Is NuScale Headed for Collapse?

NuScale Power [NYSE:SMR], the nation’s most mature purveyor of small modular nuclear power plants, has lost its only valid customer, raising doubts about the Oregon company’s continued existence. The company announced Wednesday (Nov. 8) that Utah Associated Municipal Power Systems (UAMPS) has cancelled its contract for the “Carbon Free Power Project” after being unable to attract enough cities in the joint action agency’s territory to participate.

Artist depiction of the failed UAMPS-NuScale project

The UAMPS project, years in development, would have seen construction of six of NuScale’s 77-MW small pressurized water nuclear reactors, generating some 462 MW of power. The project has seen the price tag of its power output climbing over the years, from an initial quote of $59/MWh to $89/MWh. That led some of the initial cities that agreed to buy the power to back out and the project failed to attract new participants. Originally scheduled to come online in 2026, the target date had slipped to 2029.

Fortune magazine quoted NuScale CEO John Hopkins, “Once you’re on a dead horse, you dismount quickly. That’s where we are here.”

NuScale has received substantial federal government support for its small modular reactors. That has included some $200 million in Energy Department funding and a $1.4 billion cost sharing agreement with DOE. The site for the UAMPS project would have been on land that is part of DOE’s Idaho National Laboratory, historically the site of federal government nuclear reactor research and development going back to 1949.

In another development, the U.S. Nuclear Regulatory Commission continues to have questions about NuScale’s design for its reactors. NuScale often offers a misleading statement that its paper reactor is the “first and only SMR to have its design certified by the U.S. Nuclear Regulatory Commission.” The NRC signed off on the design for NuScale’s first generation reactor, a 50-MW machine. When NuScale upped the capacity, the regulators launched a new inquiry into the importance of the changes, including the impact of the upgrade on the steam generators.

The NRC staff reviewing the design changes met with NuScale officials on Tuesday (Nov. 7) to go over outstanding issues. NRC’s schedule for the review predicts a final safety evaluation report and a decision on a final standard design approval for July 2025. Edwin Lyman, who follows nuclear safety issues for the Union of Concerned Scientists commented on X, “Looks like the number of new technical issues arising is increasing at about the same rate as the number of issues being resolved.”

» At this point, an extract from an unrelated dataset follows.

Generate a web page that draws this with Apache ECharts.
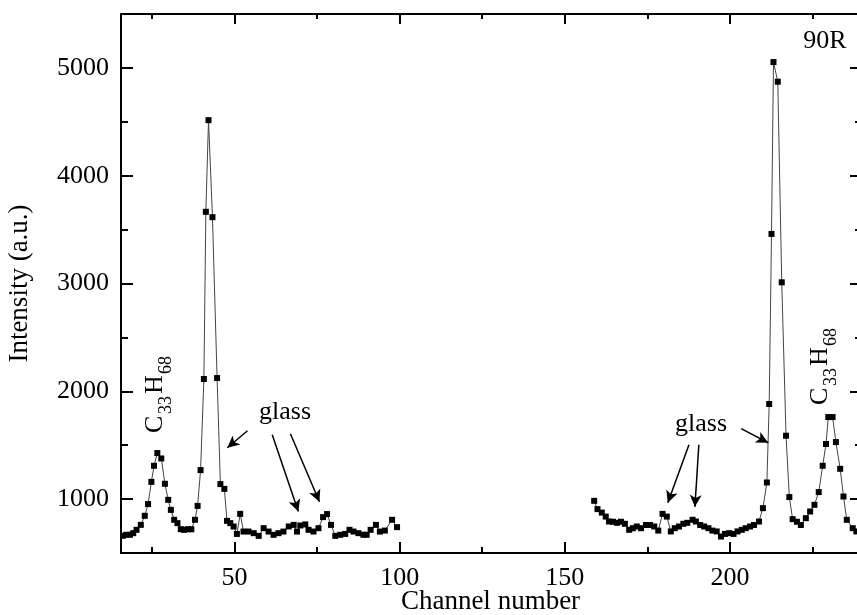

NuScale last month announced a deal with a company, Standard Power, which aims to operate data centers for computationally voracious cryptocurrency mining. The deal, which NuScale said would be for a total of 24 of NuScale’s 77-MW reactors, 12 in each of two sites, over 1,800 MW in total, raised a lot of eyebrows. The deal appears to be aspirational, not contractual. No terms and no money were described in either company statements or Securities and Exchange Commission filings.

That deal and NuScale’s well-known troubles with its UAMPS project led a noted short seller, Iceberg Research, to issue a devastating analysis of the SMR maker soon after the announced deal with Standard Power. The report was headlined, “A Fake Customer and a Major Contract in Peril Cast Doubt on Nuscale’s Viability.” On Aug. 24, 2022, NuScale shares were trading at $15.34. On Aug. 24, 2023, the shares had fallen to $5.82. When the market closed yesterday (Nov. 9), the shares were trading at $1.02 per share.

On the investment web site Seeking Alpha the day before the UAMPS announcement, analyst Alessandro Calvo wrote, “After a careful analysis of the company, its financials, its technology, and its future prospects, my rating is a firm STRONG SELL. Not only is it a company that is burning a worrying amount of cash in the short term, but I also believe that in the long term it is developing a non-competitive technology with little potential.”

Calvo’s bottom line on NuScale: “Existing contracts with clients are unlikely to be successful, raising doubts about the company’s future prospects.”